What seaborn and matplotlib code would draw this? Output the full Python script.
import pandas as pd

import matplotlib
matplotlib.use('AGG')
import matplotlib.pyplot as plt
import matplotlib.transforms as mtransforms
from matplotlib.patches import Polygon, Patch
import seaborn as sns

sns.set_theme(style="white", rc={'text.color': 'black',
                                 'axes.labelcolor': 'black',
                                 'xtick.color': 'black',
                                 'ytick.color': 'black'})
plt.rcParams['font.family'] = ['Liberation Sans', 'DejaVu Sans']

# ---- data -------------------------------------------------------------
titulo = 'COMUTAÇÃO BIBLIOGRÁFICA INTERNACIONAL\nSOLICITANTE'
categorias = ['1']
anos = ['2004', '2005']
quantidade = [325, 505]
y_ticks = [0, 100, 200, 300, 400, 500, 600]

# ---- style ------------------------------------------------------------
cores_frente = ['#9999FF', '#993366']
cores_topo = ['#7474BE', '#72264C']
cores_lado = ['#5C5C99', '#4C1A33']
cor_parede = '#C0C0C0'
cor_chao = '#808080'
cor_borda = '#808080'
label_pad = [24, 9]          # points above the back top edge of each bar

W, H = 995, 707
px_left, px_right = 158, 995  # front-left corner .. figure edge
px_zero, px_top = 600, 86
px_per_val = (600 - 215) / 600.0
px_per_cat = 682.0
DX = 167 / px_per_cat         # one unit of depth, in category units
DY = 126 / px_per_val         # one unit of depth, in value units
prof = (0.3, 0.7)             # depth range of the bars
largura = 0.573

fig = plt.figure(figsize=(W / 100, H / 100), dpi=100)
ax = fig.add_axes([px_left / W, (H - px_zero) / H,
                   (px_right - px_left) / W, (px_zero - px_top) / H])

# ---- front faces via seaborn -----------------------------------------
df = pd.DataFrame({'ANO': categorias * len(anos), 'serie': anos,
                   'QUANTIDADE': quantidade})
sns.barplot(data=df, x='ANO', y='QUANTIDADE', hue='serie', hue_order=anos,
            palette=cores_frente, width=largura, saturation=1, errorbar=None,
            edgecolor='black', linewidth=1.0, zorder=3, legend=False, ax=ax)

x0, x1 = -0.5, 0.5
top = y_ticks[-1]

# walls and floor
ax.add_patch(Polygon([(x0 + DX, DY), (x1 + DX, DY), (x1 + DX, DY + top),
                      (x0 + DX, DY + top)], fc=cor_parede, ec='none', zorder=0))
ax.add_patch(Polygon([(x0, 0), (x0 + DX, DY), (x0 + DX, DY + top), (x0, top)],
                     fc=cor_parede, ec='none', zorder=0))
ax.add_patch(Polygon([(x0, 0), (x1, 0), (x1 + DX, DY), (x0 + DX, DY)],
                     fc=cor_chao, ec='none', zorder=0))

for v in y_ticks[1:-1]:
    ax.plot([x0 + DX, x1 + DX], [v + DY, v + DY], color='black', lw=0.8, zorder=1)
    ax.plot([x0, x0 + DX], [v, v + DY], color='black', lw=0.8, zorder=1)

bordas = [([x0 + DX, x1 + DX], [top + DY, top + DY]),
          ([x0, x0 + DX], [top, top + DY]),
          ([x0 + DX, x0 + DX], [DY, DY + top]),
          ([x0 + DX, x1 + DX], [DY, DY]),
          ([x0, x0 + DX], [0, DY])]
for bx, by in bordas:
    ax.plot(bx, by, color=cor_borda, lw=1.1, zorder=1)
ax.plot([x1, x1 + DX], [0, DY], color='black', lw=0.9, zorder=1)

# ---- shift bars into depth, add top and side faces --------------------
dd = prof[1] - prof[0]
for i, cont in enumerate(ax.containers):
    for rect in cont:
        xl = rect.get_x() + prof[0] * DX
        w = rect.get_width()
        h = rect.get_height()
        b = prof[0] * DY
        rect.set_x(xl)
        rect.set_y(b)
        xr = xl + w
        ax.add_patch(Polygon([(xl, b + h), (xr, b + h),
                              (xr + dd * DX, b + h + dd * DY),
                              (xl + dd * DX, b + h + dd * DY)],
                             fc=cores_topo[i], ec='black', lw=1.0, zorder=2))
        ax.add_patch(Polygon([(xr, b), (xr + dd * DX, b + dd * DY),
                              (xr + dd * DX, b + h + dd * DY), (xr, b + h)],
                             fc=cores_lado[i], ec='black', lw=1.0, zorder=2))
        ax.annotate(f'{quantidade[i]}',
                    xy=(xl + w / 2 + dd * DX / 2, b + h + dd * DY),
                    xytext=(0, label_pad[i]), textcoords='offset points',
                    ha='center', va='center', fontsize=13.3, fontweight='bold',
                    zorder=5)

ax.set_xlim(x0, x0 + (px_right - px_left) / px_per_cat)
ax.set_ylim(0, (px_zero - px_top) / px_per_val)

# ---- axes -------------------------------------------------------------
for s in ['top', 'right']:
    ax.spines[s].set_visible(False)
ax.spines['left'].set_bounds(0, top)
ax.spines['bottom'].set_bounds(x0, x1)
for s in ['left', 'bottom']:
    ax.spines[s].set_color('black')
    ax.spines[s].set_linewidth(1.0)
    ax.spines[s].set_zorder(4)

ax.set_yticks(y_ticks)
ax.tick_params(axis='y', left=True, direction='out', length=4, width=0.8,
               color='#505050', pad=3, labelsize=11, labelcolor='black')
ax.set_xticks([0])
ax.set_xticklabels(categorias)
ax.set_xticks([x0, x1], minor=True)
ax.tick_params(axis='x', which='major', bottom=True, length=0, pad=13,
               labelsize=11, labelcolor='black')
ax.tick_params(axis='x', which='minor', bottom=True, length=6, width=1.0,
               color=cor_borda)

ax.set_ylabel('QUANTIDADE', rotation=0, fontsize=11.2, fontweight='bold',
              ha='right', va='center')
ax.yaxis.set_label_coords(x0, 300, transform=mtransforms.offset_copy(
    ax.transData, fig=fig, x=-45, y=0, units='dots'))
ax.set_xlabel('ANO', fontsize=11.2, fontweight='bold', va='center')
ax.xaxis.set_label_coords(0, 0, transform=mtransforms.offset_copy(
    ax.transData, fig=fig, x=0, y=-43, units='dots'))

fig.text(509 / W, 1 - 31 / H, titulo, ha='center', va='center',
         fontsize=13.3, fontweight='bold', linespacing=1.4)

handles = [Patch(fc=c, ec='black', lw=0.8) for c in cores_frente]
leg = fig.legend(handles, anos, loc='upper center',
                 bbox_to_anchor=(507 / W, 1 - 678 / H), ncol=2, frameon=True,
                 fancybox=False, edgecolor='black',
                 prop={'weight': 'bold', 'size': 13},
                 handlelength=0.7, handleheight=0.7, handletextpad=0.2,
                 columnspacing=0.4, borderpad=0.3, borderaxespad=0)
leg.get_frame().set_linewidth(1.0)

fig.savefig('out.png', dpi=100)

┄┄┄┄┄┄

*OBJECTIVE*. Each line from the start of the listing above through the line containing "import seaborn as sns" should be copied exactly, please, with no other lines added.

*COMPLETED EXERCISE*.
What seaborn and matplotlib code would draw this? Output the full Python script.
import pandas as pd

import matplotlib
matplotlib.use('AGG')
import matplotlib.pyplot as plt
import matplotlib.transforms as mtransforms
from matplotlib.patches import Polygon, Patch
import seaborn as sns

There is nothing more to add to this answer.